MARTIN ESPADA: In July 2004, I was invited to participate in a celebration of the Pablo Neruda centenary in Chile, as part of the US delegation invited to that country. About a week before we arrived, there was an incident that took place that caused quite a stir, involving General Pinochet. And the following poem came out of it. This poem was actually from a book called The Republic of Poetry. The poem itself is called "General Pinochet at the Bookstore, Santiago, Chile, July 2004."
The general’s limo parked at the corner of San Diego street
and his bodyguards escorted him to the bookstore
called La Oportunidad, so he could browse
for rare works of history.
There were no bloody fingerprints left on the pages.
No books turned to ash at his touch.
He did not track the soil of mass graves on his shoes,
nor did his eyes glow red with a demon’s heat.
Worse: His hands were scrubbed, and his eyes were blue,
and the dementia that raged in his head like a demon,
making the general’s trial impossible, had disappeared.

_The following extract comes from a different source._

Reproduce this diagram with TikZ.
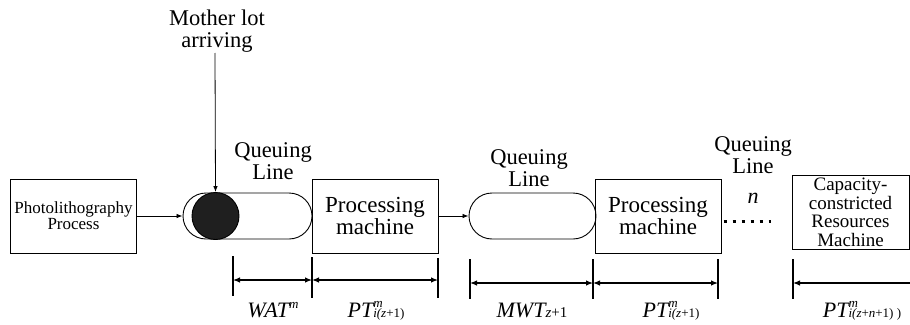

Desaparecido_: like thousands dead but not dead,_
as the crowd reminded the general,
gathered outside the bookstore to jeer
when he scurried away with his bodyguards,
so much smaller in person.
AMY GOODMAN: Martin Espada reading his poem, "General Pinochet at the Bookstore," from The Republic of Poetry. General Augusto Pinochet died on International Human Rights Day yesterday.